Abre la portezuela y entra en el vehículo. Cuando va a arrancar observa que
alguien viene calle abajo; su corazón da un vuelco cuando se fija en los rasgos
del tipo que camina por la acera. Hay algo familiar en él que lo alerta. Se
trata de un árabe. Al acercarse más reconoce los rasgos propios en el rostro
cetrino del moro. ¡Abdul!, musita con un hilo de voz. ¡Es él! ¡El hermano
perdido del Aziz, el que un día lo confundiera en el parque! ¡Abdul!, repite y
lo ve aproximarse sin poder reaccionar. De pronto cae en la cuenta de que, de
una u otra forma, consciente o inconscientemente, desde aquella lejana mañana
de domingo, lo ha estado buscando. Cuando tropezaba con un inmigrante, lo
estudiaba esperanzado, anhelante, queriendo conocer a la persona que tanto se
le parece... ¡Y ahora esta aquí, a dos pasos! El pulso late con fuerza, siente
un cosquilleo de excitación corriendo por su espalda. Lo contempla hipnotizado.
¡La fascinación por el doble, el sosia perfecto; la posibilidad de verse a sí
mismo como alguien distinto, ajeno, otra persona! Recuerda: él con otros dos magrebíes, ante una
casa de una sola planta, en una calle sin asfaltar. Aziz y él, sentados bajo un parral y arriba la claridad del Rif. Él abrazando con ternura a un niño que
debe ser su hijo... Marasmo, quietud,
parálisis, imposibilidad de hacer, de decir nada.
El
pobre está casi tan delgado como Aziz lo estaba el día del encuentro; tiene un
gesto de agotamiento... ¡A saber en qué trabaja, dónde, cómo, cuál es su
jornada laboral! No le van demasiado bien las cosas, razona triste. Es un ilegal. La curiosidad, la exaltación y
el entusiasmo de antes, de golpe dan paso a una desagradable sensación de
zozobra. Puede que no sepa que su hermano lo busca, que no se hayan encontrado
aún... ¡Bajar del coche y decirle lo que ocurre, ayudar de algún modo! Me
confundió contigo, tanto nos parecemos. Me abrazó con calor, con pasión, al
creer que eras tú. Yo le dije...
No dije
nada. No fui capaz, no me atreví, piensa descorazonado mientras el otro pasa
junto al coche con su andar cansino, su mirada mustia y un viejo macuto colgado
al hombro. Luego se aleja, sigue su camino, mientras lo observa por el
retrovisor...
Al
cruzar la siguiente bocacalle, un coche dobla la esquina demasiado rápido y el
marroquí, que cruza un paso de cebra, ha de dar un salto para evitar que lo
atropellen.
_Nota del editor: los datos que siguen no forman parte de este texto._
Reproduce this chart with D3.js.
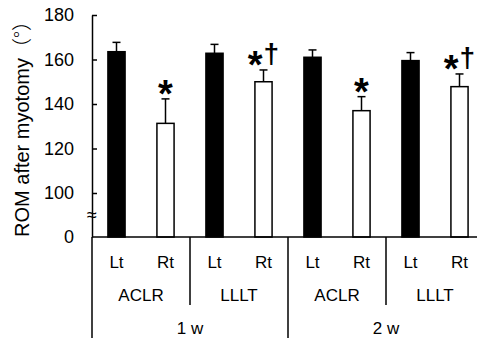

Dentro viajan tres personas, un matrimonio joven y un niño de unos
nueve o diez años. Por la ventanilla entreabierta se escucha el retazo de una
agria disputa. La mujer, con gesto de impotencia y ojos enrojecidos por el
llanto, gimotea desesperada: “Prometiste que ibas a cambiar. Lo prometiste...
Pero no sirve de nada. ¡Todo sigue igual!”. El gesto del hombre, adusto,
muestra a las claras su frustración, su rabia, mientras piensa: “Soy un mierda.
¡Soy una puta mierda...!” El crío guarda un hosco silencio y sólo desea que el
suplicio acabe de una vez, de una maldita vez.
Sí, en cierto modo, todos los tanatorios se parecen. Como se parecen también las ciudades, las gentes que las pueblan, las sociedades que conforman. Y, si me apuran, en ocasiones, hasta podrían ser considerados pequeños microcosmos, universos soberanos, mundos autónomos, donde se acumulan vivencias y hechos de todo tipo, experiencias, logros, miserias, infortunios, triunfos, sentimientos, pasiones, que son, al fin y al cabo, el único y verdadero motor de la historia.